▸ **WHAT YOU WILL DO**
Transcribe the data in full and exactly, omitting any pictures.

*** GIVEN INFORMATION

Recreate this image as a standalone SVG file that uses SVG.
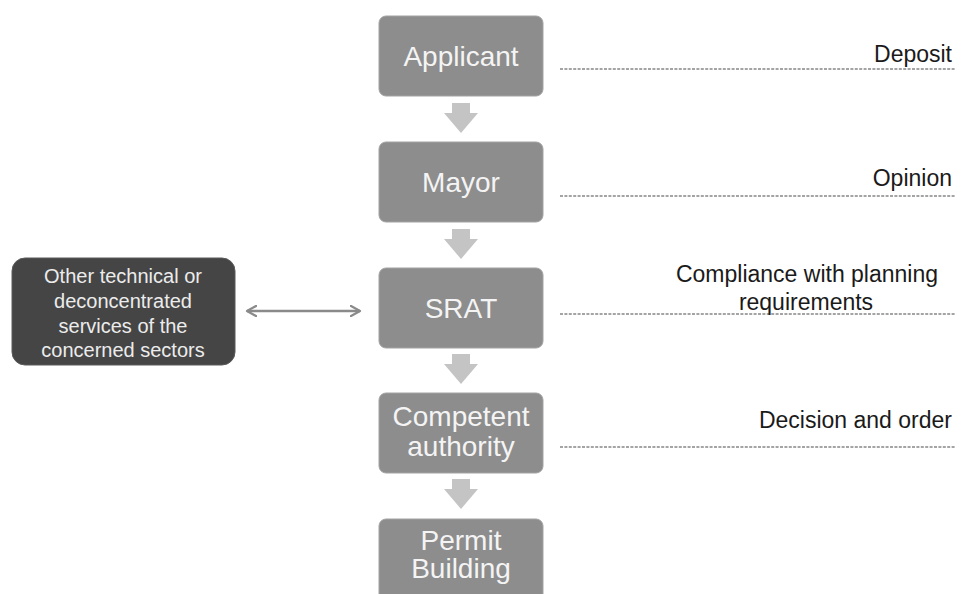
<svg xmlns="http://www.w3.org/2000/svg" width="965" height="594" viewBox="0 0 965 594">
  <defs>
    <style>
      .step { fill: #8d8d8d; stroke: #a3a3a3; stroke-width: 1; }
      .step-text { font-family: "Liberation Sans", Arial, sans-serif; font-size: 28px; fill: #f4f4f4; text-anchor: middle; }
      .side { fill: #454545; stroke: #5a5a5a; stroke-width: 1; }
      .side-text { font-family: "Liberation Sans", Arial, sans-serif; font-size: 20px; fill: #ececec; text-anchor: middle; }
      .flow { fill: #c4c4c4; }
      .link { stroke: #8a8a8a; stroke-width: 2.5; fill: none; }
      .guide { stroke: #4a4a4a; stroke-width: 1.2; stroke-dasharray: 3 1.4; fill: none; }
      .label { font-family: "Liberation Sans", Arial, sans-serif; font-size: 23px; fill: #1a1a1a; }
    </style>
    <marker id="open-head" viewBox="0 0 12 12" refX="10" refY="6" markerWidth="5" markerHeight="5" orient="auto-start-reverse" markerUnits="strokeWidth">
      <path d="M1,1 L10,6 L1,11" fill="none" stroke="#8a8a8a" stroke-width="2.2" stroke-linecap="round" stroke-linejoin="round"/>
    </marker>
  </defs>

  <rect width="965" height="594" fill="#ffffff"/>

  <!-- connectors: flow arrows between the steps, link to the side services -->
  <g id="connectors">
    <path class="flow" d="M452,103 H470 V113 H478 L461,133 L444,113 H452 Z"/>
    <path class="flow" d="M452,229 H470 V239 H478 L461,259 L444,239 H452 Z"/>
    <path class="flow" d="M452,354 H470 V364 H478 L461,384 L444,364 H452 Z"/>
    <path class="flow" d="M452,479 H470 V489 H478 L461,509 L444,489 H452 Z"/>
    <line class="link" x1="247" y1="311" x2="360" y2="311" marker-start="url(#open-head)" marker-end="url(#open-head)"/>
  </g>

  <!-- dotted guide lines with stage labels -->
  <g id="stage-labels">
    <line class="guide" x1="560" y1="69" x2="955" y2="69"/>
    <text class="label" x="952" y="62" text-anchor="end">Deposit</text>
    <line class="guide" x1="560" y1="196" x2="955" y2="196"/>
    <text class="label" x="952" y="186" text-anchor="end">Opinion</text>
    <line class="guide" x1="560" y1="314" x2="955" y2="314"/>
    <text class="label" x="807" y="282" text-anchor="middle" font-size="23.5">Compliance with planning</text>
    <text class="label" x="806" y="310" text-anchor="middle" font-size="23.5">requirements</text>
    <line class="guide" x1="560" y1="447" x2="955" y2="447"/>
    <text class="label" x="952" y="428" text-anchor="end" font-size="22.6">Decision and order</text>
  </g>

  <g id="applicant">
    <rect class="step" x="379" y="16" width="164" height="80" rx="7"/>
    <text class="step-text" x="461" y="66">Applicant</text>
  </g>

  <g id="mayor">
    <rect class="step" x="379" y="142" width="164" height="80" rx="7"/>
    <text class="step-text" x="461" y="192">Mayor</text>
  </g>

  <g id="srat">
    <rect class="step" x="379" y="268" width="164" height="80" rx="7"/>
    <text class="step-text" x="461" y="318">SRAT</text>
  </g>

  <g id="competent-authority">
    <rect class="step" x="379" y="393" width="164" height="80" rx="7"/>
    <text class="step-text" x="461" y="426">Competent</text>
    <text class="step-text" x="461" y="456">authority</text>
  </g>

  <g id="permit-building">
    <rect class="step" x="379" y="519" width="164" height="90" rx="7"/>
    <text class="step-text" x="461" y="550">Permit</text>
    <text class="step-text" x="461" y="578">Building</text>
  </g>

  <g id="other-services">
    <rect class="side" x="12" y="258" width="223" height="107" rx="13"/>
    <text class="side-text" x="123" y="283">Other technical or</text>
    <text class="side-text" x="123" y="308">deconcentrated</text>
    <text class="side-text" x="123" y="333">services of the</text>
    <text class="side-text" x="123" y="357">concerned sectors</text>
  </g>
</svg>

******

▸ **SOLUTION**
Recreate this image as a standalone SVG file that uses SVG.
<svg xmlns="http://www.w3.org/2000/svg" width="965" height="594" viewBox="0 0 965 594">
  <defs>
    <style>
      .step { fill: #8d8d8d; stroke: #a3a3a3; stroke-width: 1; }
      .step-text { font-family: "Liberation Sans", Arial, sans-serif; font-size: 28px; fill: #f4f4f4; text-anchor: middle; }
      .side { fill: #454545; stroke: #5a5a5a; stroke-width: 1; }
      .side-text { font-family: "Liberation Sans", Arial, sans-serif; font-size: 20px; fill: #ececec; text-anchor: middle; }
      .flow { fill: #c4c4c4; }
      .link { stroke: #8a8a8a; stroke-width: 2.5; fill: none; }
      .guide { stroke: #4a4a4a; stroke-width: 1.2; stroke-dasharray: 3 1.4; fill: none; }
      .label { font-family: "Liberation Sans", Arial, sans-serif; font-size: 23px; fill: #1a1a1a; }
    </style>
    <marker id="open-head" viewBox="0 0 12 12" refX="10" refY="6" markerWidth="5" markerHeight="5" orient="auto-start-reverse" markerUnits="strokeWidth">
      <path d="M1,1 L10,6 L1,11" fill="none" stroke="#8a8a8a" stroke-width="2.2" stroke-linecap="round" stroke-linejoin="round"/>
    </marker>
  </defs>

  <rect width="965" height="594" fill="#ffffff"/>

  <!-- connectors: flow arrows between the steps, link to the side services -->
  <g id="connectors">
    <path class="flow" d="M452,103 H470 V113 H478 L461,133 L444,113 H452 Z"/>
    <path class="flow" d="M452,229 H470 V239 H478 L461,259 L444,239 H452 Z"/>
    <path class="flow" d="M452,354 H470 V364 H478 L461,384 L444,364 H452 Z"/>
    <path class="flow" d="M452,479 H470 V489 H478 L461,509 L444,489 H452 Z"/>
    <line class="link" x1="247" y1="311" x2="360" y2="311" marker-start="url(#open-head)" marker-end="url(#open-head)"/>
  </g>

  <!-- dotted guide lines with stage labels -->
  <g id="stage-labels">
    <line class="guide" x1="560" y1="69" x2="955" y2="69"/>
    <text class="label" x="952" y="62" text-anchor="end">Deposit</text>
    <line class="guide" x1="560" y1="196" x2="955" y2="196"/>
    <text class="label" x="952" y="186" text-anchor="end">Opinion</text>
    <line class="guide" x1="560" y1="314" x2="955" y2="314"/>
    <text class="label" x="807" y="282" text-anchor="middle" font-size="23.5">Compliance with planning</text>
    <text class="label" x="806" y="310" text-anchor="middle" font-size="23.5">requirements</text>
    <line class="guide" x1="560" y1="447" x2="955" y2="447"/>
    <text class="label" x="952" y="428" text-anchor="end" font-size="22.6">Decision and order</text>
  </g>

  <g id="applicant">
    <rect class="step" x="379" y="16" width="164" height="80" rx="7"/>
    <text class="step-text" x="461" y="66">Applicant</text>
  </g>

  <g id="mayor">
    <rect class="step" x="379" y="142" width="164" height="80" rx="7"/>
    <text class="step-text" x="461" y="192">Mayor</text>
  </g>

  <g id="srat">
    <rect class="step" x="379" y="268" width="164" height="80" rx="7"/>
    <text class="step-text" x="461" y="318">SRAT</text>
  </g>

  <g id="competent-authority">
    <rect class="step" x="379" y="393" width="164" height="80" rx="7"/>
    <text class="step-text" x="461" y="426">Competent</text>
    <text class="step-text" x="461" y="456">authority</text>
  </g>

  <g id="permit-building">
    <rect class="step" x="379" y="519" width="164" height="90" rx="7"/>
    <text class="step-text" x="461" y="550">Permit</text>
    <text class="step-text" x="461" y="578">Building</text>
  </g>

  <g id="other-services">
    <rect class="side" x="12" y="258" width="223" height="107" rx="13"/>
    <text class="side-text" x="123" y="283">Other technical or</text>
    <text class="side-text" x="123" y="308">deconcentrated</text>
    <text class="side-text" x="123" y="333">services of the</text>
    <text class="side-text" x="123" y="357">concerned sectors</text>
  </g>
</svg>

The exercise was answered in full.